One might say the Big Three are temporarily in neutral after the model-launching frenzy of '95. Apart from Ford Motor Co.'s all-new '96 Taurus/Sable, slightly revamped sheetmetal and new interiors are the main thrust for 1996, holding the domestics over until the next big push in '97-'98.

Perhaps the most extensive changes come, of all places, at Oldsmobile. Tales of the General Motors Corp. Rocket Div.'s demise are, as they say, greatly exaggerated, and Olds has some intriguing new models to carry it into the next century.

For now, the much-maligned Achieva benefits from a heavily revised new interior centered around dual front air bags (finally) and a deep-sixing of those silly door-mounted front seatbelts; the harnesses are now mounted on the B-pillar and on adjustable anchor points, no less.

The Achieva (and all the N-cars) gets as its standard engine a revised version of the established Quad 4 DOHC 4-cyl., stroked for an extra tenth of a liter of displacement to 2.4L and now called the 2.4 Twin Cam. Olds says Achieva buyers can expect 150 hp and 150 ft.-lbs. (203 Nm) of torque. And the balance-shafted 2.4 Twin Cam makes a pretty darn good upgrade engine in the '96 J cars (Chevy Cavalier, Pontiac Sunfire), too.

Olds' 88 line gets cleaner front styling and the rip-snorting 240 hp supercharged Series II 3.8L V-6 is optional power for the LSS. A new, 3.4L V-6 (a bored-out version of the existing 3.1L 6-cyl.) is standard equipment for the Silhoutte -- and all GM U-body minivans. The 3.4L's 180 hp and 205 ft.-lbs. (278 Nm) of torque put some honest-to-goodness go into the U-bodies, which frankly have evolved into quite presentable people-haulers.

We'll deal with the '96 Bravada in greater detail later, but knowing that the all-new model is based on GM's highly refined Blazer/Jimmy sport/utilities -- themselves new just last year -- should be enough to assure strong sales. That's particularly true considering that Olds is smart in having equipped the new Bravada to an extremely high standard, with just a handful of available options. The standard powertrain includes the SmartTrak all-the-time 4-wheel drive system, combined with 4-wheel antilock brakes and a locking rear differential.

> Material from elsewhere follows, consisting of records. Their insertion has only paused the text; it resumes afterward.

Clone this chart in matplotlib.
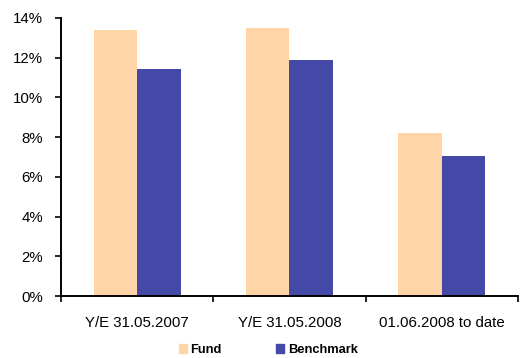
import numpy as np
import matplotlib.pyplot as plt
from matplotlib.ticker import FuncFormatter, FixedLocator
from matplotlib.patches import Patch

plt.rcParams['font.family'] = ['Liberation Sans', 'DejaVu Sans']

categories = ['Y/E 31.05.2007', 'Y/E 31.05.2008', '01.06.2008 to date']
fund = [13.4, 13.5, 8.23]
benchmark = [11.45, 11.88, 7.05]

fund_color = '#FFD5A8'
bench_color = '#4449A8'

fig = plt.figure(figsize=(5.21, 3.58), dpi=100)
ax = fig.add_axes([0.117, 0.173, 0.877, 0.777])

x = np.arange(len(categories))
w = 0.285
ax.bar(x - w / 2, fund, w, color=fund_color, label='Fund')
ax.bar(x + w / 2, benchmark, w, color=bench_color, label='Benchmark')

ax.set_xlim(-0.5, len(categories) - 0.5)
ax.set_ylim(0, 14)
ax.set_yticks(np.arange(0, 15, 2))
ax.yaxis.set_major_formatter(FuncFormatter(lambda v, p: f'{v:.0f}%'))

# category labels sit between the boundary ticks
ax.set_xticks(x)
ax.set_xticklabels(categories)
ax.tick_params(axis='x', which='major', length=0, pad=14, labelsize=10.8)
ax.xaxis.set_minor_locator(FixedLocator(np.arange(-0.5, len(categories), 1)))
ax.tick_params(axis='x', which='minor', length=4, width=1.2, direction='out')
ax.tick_params(axis='y', length=4, width=1.2, direction='out', labelsize=10.8, pad=9)

for s in ['top', 'right']:
    ax.spines[s].set_visible(False)
for s in ['left', 'bottom']:
    ax.spines[s].set_linewidth(1.4)

handles = [Patch(color=fund_color, label='Fund'),
           Patch(color=bench_color, label='Benchmark')]
fig.legend(handles=handles, loc='center', bbox_to_anchor=(0.515, 0.022),
           ncol=2, frameon=False, prop={'weight': 'bold', 'size': 9.3},
           handlelength=0.6, handleheight=0.6, handletextpad=0.3,
           columnspacing=4.2)

fig.savefig('out.png', dpi=100)
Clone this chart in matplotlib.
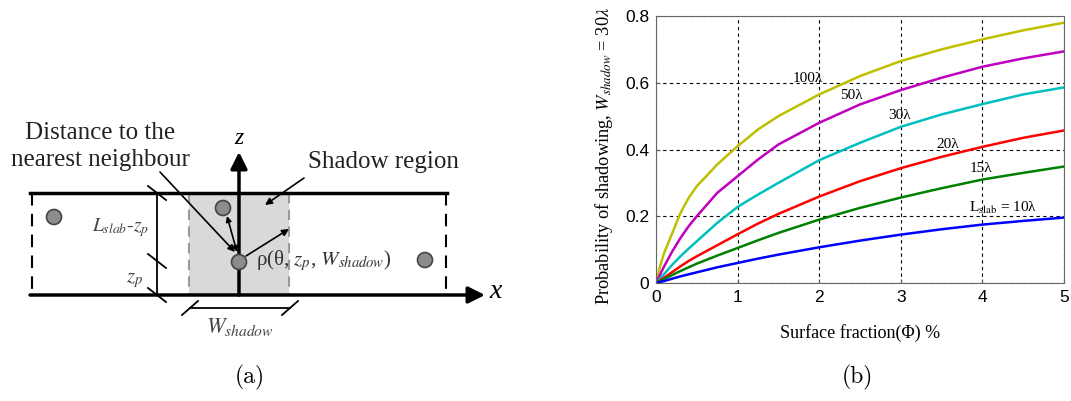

Those opting for any front-drive Cadillac now get a Northstar 4.6L V-8 powerplant, with the fitting of the 'Star in the DeVille for 1996. The flagship STS (and Eldorado Touring Coupe) is beneficiary of a gorgeous interior redesign -- one looking equal parts Audi A6 and Lexus LS400 (nothing wrong there) -- that puts the somewhat long-in-the-tooth STS in more competitive stead with its Euro/Japanese competition. We'll have to wait for a more comprehensive road test to pass judgement on Caddy's new Magnasteer magnetically-governed variable power steering, but initial evaluation puts the system at about 90% on target.